Definitivamente, Cavaco não tem emenda. Bem sei que talvez fosse pedir demais ao inquilino de Belém que, como Matteo Renzi no Parlamento Europeu, recordasse ao senhor Gauck que a Alemanha só é hoje uma economia pujante e que cresce porque, em 2003, quando foi pioneira na violação do défice inscrito no Pacto de Estabilidade e Crescimento, a União Europeia condescendeu na flexibilização das regras. Isto para já não falar da solidariedade europeia, traduzida em perdões, na era da reconstrução do após-guerra ou no tempo da reunificação alemã. Já que não lhe passou sequer pela cabeça citar os seus próprios roteiros no que à incapacidade de pagar a nossa dívida diz respeito, de acordo, naturalmente, com as regras estabelecidas no Tratado Orçamental, e que por isso têm fatalmente de ser revistas, bastava apenas que tivesse ficado em silêncio, em vez de nos ter sujeitado a nova humilhação.

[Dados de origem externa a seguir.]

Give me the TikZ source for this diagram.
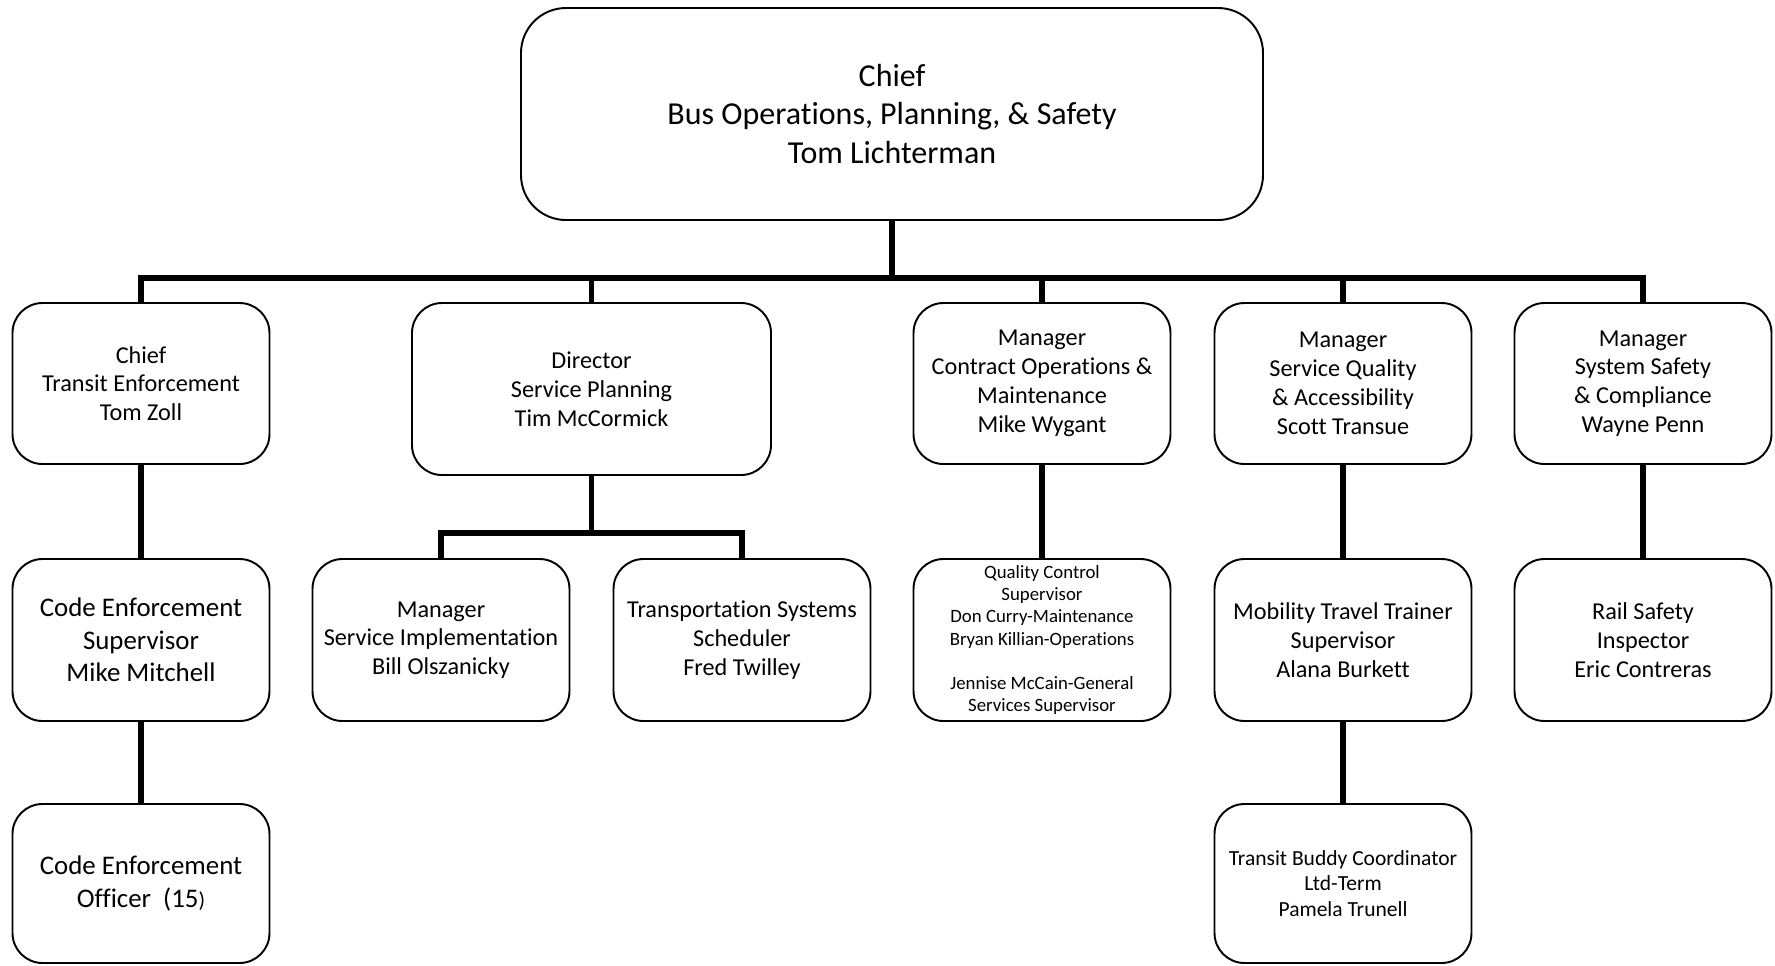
\documentclass[tikz,border=0pt]{standalone}
\usepackage{fontspec}
\setmainfont[Ligatures=NoCommon]{Carlito}
\begin{document}
\begin{tikzpicture}[
    box/.style={draw,rounded corners=0.6cm,line width=1.1pt,align=center,
      minimum width=5.14cm,minimum height=3.22cm,inner sep=2pt},
    link/.style={line width=3.3pt},
    huge/.style={font=\fontsize{18.2}{21.8}\selectfont},
    big/.style={font=\fontsize{15.3}{18.4}\selectfont},
    mid/.style={font=\fontsize{13.8}{16.4}\selectfont},
    small/.style={font=\fontsize{12.25}{14.5}\selectfont},
    tiny/.style={font=\fontsize{10.7}{12.7}\selectfont}
  ]
  \useasboundingbox (0,0) rectangle (35.5,-19.3);
  % top
  \node[box,huge,minimum width=14.84cm,minimum height=4.24cm,rounded corners=0.9cm]
    (top) at (17.84,-2.28) {Chief\\Bus Operations, Planning, \& Safety\\Tom Lichterman};
  % first row
  \node[box,mid] (chief) at (2.82,-7.67) {Chief\\Transit Enforcement\\Tom Zoll};
  \node[box,mid,minimum width=7.18cm,minimum height=3.44cm]
    (director) at (11.83,-7.78) {Director\\Service Planning\\Tim McCormick};
  \node[box,mid] (contract) at (20.84,-7.67) {Manager\\Contract Operations \&\\Maintenance\\Mike Wygant};
  \node[box,mid] (quality) at (26.86,-7.67) {Manager\\Service Quality\\\& Accessibility\\Scott Transue};
  \node[box,mid] (safety) at (32.86,-7.67) {Manager\\System Safety\\\& Compliance\\Wayne Penn};
  % second row
  \node[box,big,minimum height=3.24cm] (ceSup) at (2.82,-12.8) {Code Enforcement\\Supervisor\\Mike Mitchell};
  \node[box,mid,minimum height=3.24cm] (svcImpl) at (8.82,-12.8) {Manager\\Service Implementation\\Bill Olszanicky};
  \node[box,mid,minimum height=3.24cm] (scheduler) at (14.84,-12.8) {Transportation Systems\\Scheduler\\Fred Twilley};
  \node[box,tiny,minimum height=3.24cm] (qcSup) at (20.84,-12.8)
    {Quality Control\\Supervisor\\Don Curry-Maintenance\\Bryan Killian-Operations\\\mbox{}\\Jennise McCain-General\\Services Supervisor};
  \node[box,mid,minimum height=3.24cm] (travel) at (26.86,-12.8) {Mobility Travel Trainer\\Supervisor\\Alana Burkett};
  \node[box,mid,minimum height=3.24cm] (railSafety) at (32.86,-12.8) {Rail Safety\\Inspector\\Eric Contreras};
  % third row
  \node[box,big,minimum height=3.18cm] (ceOfficer) at (2.82,-17.67) {Code Enforcement\\Officer~~(15{\fontsize{12.3}{14}\selectfont)}};
  \node[box,small,minimum height=3.18cm] (buddy) at (26.86,-17.67) {Transit Buddy Coordinator\\Ltd-Term\\Pamela Trunell};
  % connectors
  \coordinate (bus) at (0,-5.56);
  \coordinate (sub) at (0,-10.66);
  \draw[link] (top.south) -- (top.south |- bus);
  \foreach \n in {chief,director,contract,quality,safety} {
    \draw[link] (top.south |- bus) -| (\n.north);
  }
  \draw[link] (director.south) -- (director.south |- sub);
  \foreach \n in {svcImpl,scheduler} {
    \draw[link] (director.south |- sub) -| (\n.north);
  }
  \draw[link] (chief.south) -- (ceSup.north);
  \draw[link] (ceSup.south) -- (ceOfficer.north);
  \draw[link] (contract.south) -- (qcSup.north);
  \draw[link] (quality.south) -- (travel.north);
  \draw[link] (travel.south) -- (buddy.north);
  \draw[link] (safety.south) -- (railSafety.north);
\end{tikzpicture}
\end{document}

Cavaco Silva é homem de metro e oitenta. Mas isso faz dele, apenas, um Presidente grande. Não um grande Presidente. E esse pormenor da perspetiva com que se olha para a estatura faz toda a diferença. Nos últimos dias, aliás, a dimensão cavaquista ficou evidente, mais uma vez, em dois momentos distintos.
Primeiro, ao ignorar o prémio internacional com que Carlos do Carmo foi distinguido. É certo que não é um Óscar ou sequer um Nobel da Literatura. É só um Grammy Latino, coisa sem importância, pela excelência da carreira de mais de 50 anos. Cavaco é assim, politicamente pequenino, politicamente rancoroso, politicamente mesquinho. Tal como já acontecera, por exemplo, na morte de Saramago, o Presidente da República foi incapaz de mostrar nobreza e afirmar-se orgulhoso por mais este feito de um embaixador da cultura portuguesa. E tudo porque Carlos do Carmo não faz parte da corte cavaquista, e não hesita em criticar frontalmente e em público os defeitos políticos de Cavaco. Ser Presidente de todos os portugueses é saber conviver com as diferenças e com a crítica, felicitando todos os que se destacam e não apenas aqueles que o bajulam.
E depois houve o Conselho de Estado. Mais uma vez, Cavaco Silva está preocupado, sobretudo, com o seu lugar na história. Apelar a "consensos", "compromissos", "pontes de diálogo construtivo" entre partidos, a um ano de eleições legislativas, ainda para mais com o Partido Socialista feito em frangalhos é, obviamente, politicamente desleal e irrealista. Serve, tão-só, o propósito para que o Presidente possa prosseguir a construção da sua narrativa favorita. Ou seja, que avisou, que tudo fez para que as forças políticas do chamado "arco da governação" se comprometessem num pacto, e que não foi por falta de ter tentado ou por sua responsabilidade que isto, eventualmente, não acontecerá.
Como escreveu nesta semana o embaixador Seixas da Costa, "com o devido respeito, o espaço nos livros de História não se ganha desta forma"."